Just an FYI, w2’s are available in workday. I’m sure mine is wrong because they had to fix my New Years week check.


----------



## TheCartGuy (Jan 8, 2021)

As a (former) team member, it didn't seem to work.


----------



## rd123 (Jan 8, 2021)

TheCartGuy said:


> As a (former) team member, it didn't seem to work.


You need to create an account to download the pdf .


----------



## rd123 (Jan 8, 2021)




----------



## Jaxtone (Jan 8, 2021)

Just downloaded mine!!🤑🤑🤑🤑


----------



## Poofresh (Jan 11, 2021)

bad news.  u cant file the free version on intuit until mid january.  if u file now, its 80 dollars.


----------



## Dcnewb4now (Jan 11, 2021)

PeeFrre ontliner said:


> bad news.  u cant file the free version on intuit until mid january.  if u file now, its 80 dollars.

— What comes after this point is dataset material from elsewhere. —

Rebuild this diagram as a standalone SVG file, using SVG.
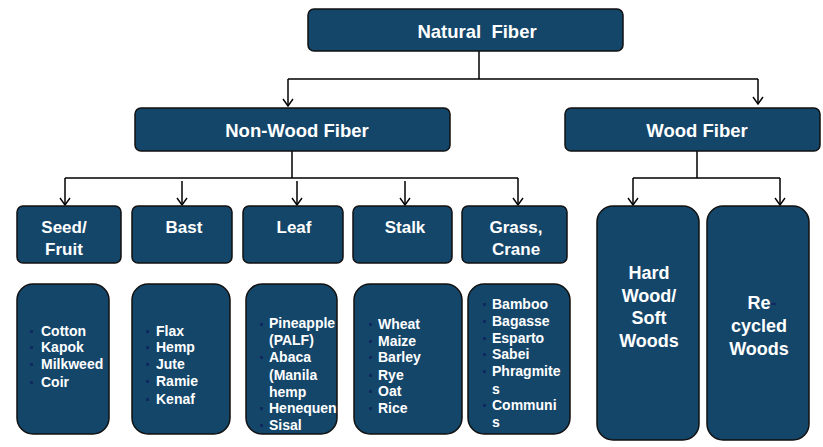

Use Taxhawk. I’ve used it for years. Free federal and state is like $13.


----------



## Poofresh (Jan 11, 2021)

good to know.. but i already file on intuit every year and so they have records of me for the past 6-7 years on their site.


----------



## DBZ (Jan 13, 2021)

Poofresh said:


> bad news.  u cant file the free version on intuit until mid january.  if u file now, its 80 dollars.

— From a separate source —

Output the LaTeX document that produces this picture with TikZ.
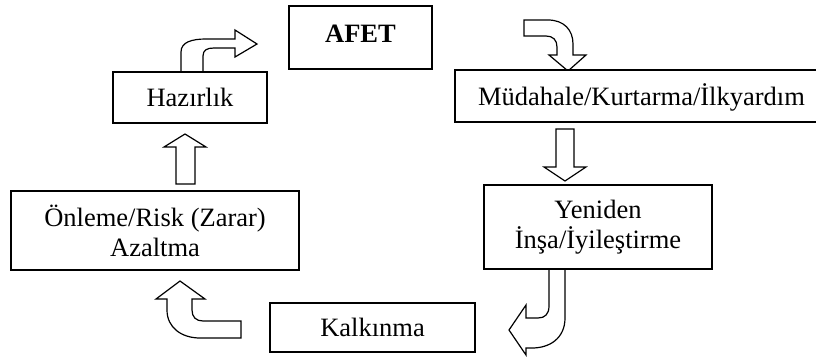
\documentclass[tikz,border=0pt]{standalone}
\usepackage{fontspec}
\setmainfont{Liberation Serif}
\begin{document}
\begin{tikzpicture}[x=1pt,y=-1pt,
  box/.style={draw=black, line width=1.6pt, fill=white, inner sep=0pt,
    font=\fontsize{26.5}{30}\selectfont, align=center},
  barrow/.style={draw=black, line width=1.2pt, fill=white, line join=miter}]
\useasboundingbox (0,0) rectangle (816,356);
% block arrows
\draw[barrow] (181,72) -- (181,52) .. controls (181,42) and (192,39) .. (206,39) -- (235,39) -- (235,30) -- (257,44) -- (235,57) -- (235,48) -- (214,48) .. controls (207,48) and (203,50) .. (203,56) -- (203,72) -- cycle;
\draw[barrow] (524,20) -- (548,20) .. controls (564,20) and (573,30) .. (573,44) -- (573,55) -- (586,55) -- (568,71) -- (549,55) -- (557,55) -- (557,47) .. controls (557,40) and (553,36) .. (546,36) -- (524,36) -- cycle;
\draw[barrow] (556,129) -- (574,129) -- (574,167) -- (586,167) -- (565,181) -- (544,167) -- (556,167) -- cycle;
\draw[barrow] (549,269) -- (565,269) -- (565,318) .. controls (565,338) and (550,348) .. (532,348) -- (526,348) -- (526,355) -- (509,330) -- (526,305) -- (526,318) -- (538,318) .. controls (545,318) and (549,314) .. (549,306) -- cycle;
\draw[barrow] (241,321) -- (203,321) .. controls (196,321) and (192,317) .. (192,310) -- (192,299) -- (205,299) -- (180,281) -- (156,299) -- (167,299) -- (167,310) .. controls (167,328) and (182,338) .. (200,338) -- (241,338) -- cycle;
\draw[barrow] (176,184) -- (176,147) -- (164,147) -- (185,134) -- (206,147) -- (195,147) -- (195,184) -- cycle;
% boxes
\node[box, minimum width=143pt, minimum height=63pt, text height=17.5pt, text depth=7pt,
  font=\fontsize{26.5}{30}\selectfont\bfseries] (afet) at (360.5,37.5) {AFET};
\node[box, minimum width=154pt, minimum height=51pt, text height=18pt, text depth=1pt] (hazir) at (190,97.5) {Hazırlık};
\node[box, minimum width=373pt, minimum height=52pt, text height=18pt, text depth=0pt] (mud) at (641.5,96) {Müdahale/Kurtarma/İlkyardım};
\node[box, minimum width=228pt, minimum height=84pt] (yen) at (598,227) {Yeniden\\İnşa/İyileştirme};
\node[box, minimum width=205pt, minimum height=49pt, text height=18pt, text depth=0pt] (kalk) at (372.5,327.5) {Kalkınma};
\node[box, minimum width=288pt, minimum height=79pt] (onl) at (155,230.5) {Önleme/Risk (Zarar)\\Azaltma};
\end{tikzpicture}
\end{document}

That's fine. Trump changed some law that doesn't allow people getting earned income credit to get their returns before a certain date anyway.


----------



## SuperTarget (Jan 27, 2021)

I always just bought TurboTax.. close to tax season Target does some pretty deep discounts and promos on the CD copy.

so much easier than the headache of shady websites, all in one place and saved to my computer. That alone was worth the cost with a good sale on it.


----------



## Dcnewb4now (Jan 29, 2021)

SuperTarget said:


> I always just bought TurboTax.. close to tax season Target does some pretty deep discounts and promos on the CD copy.
> 
> so much easier than the headache of shady websites, all in one place and saved to my computer. That alone was worth the cost with a good sale on it.


I’ve been using tax hawk for years. Free federal, and $13 for state. Always has been a breeze and you can download your returns.  Most people claim the standard deduction anyway, which makes it even easier.


----------



## happygoth (Jan 30, 2021)

Dcnewb4now said:


> I’ve been using tax hawk for years. Free federal, and $13 for state. Always has been a breeze and you can download your returns.  Most people claim the standard deduction anyway, which makes it even easier.


I use Turbo Tax free version, federal and state both free. Can download and print, and it imports your w2s.


----------



## Guessed Service (Feb 6, 2021)

If you make below a certain yearly income, the IRS Free File system lets you do free Returns for both federal and state!


----------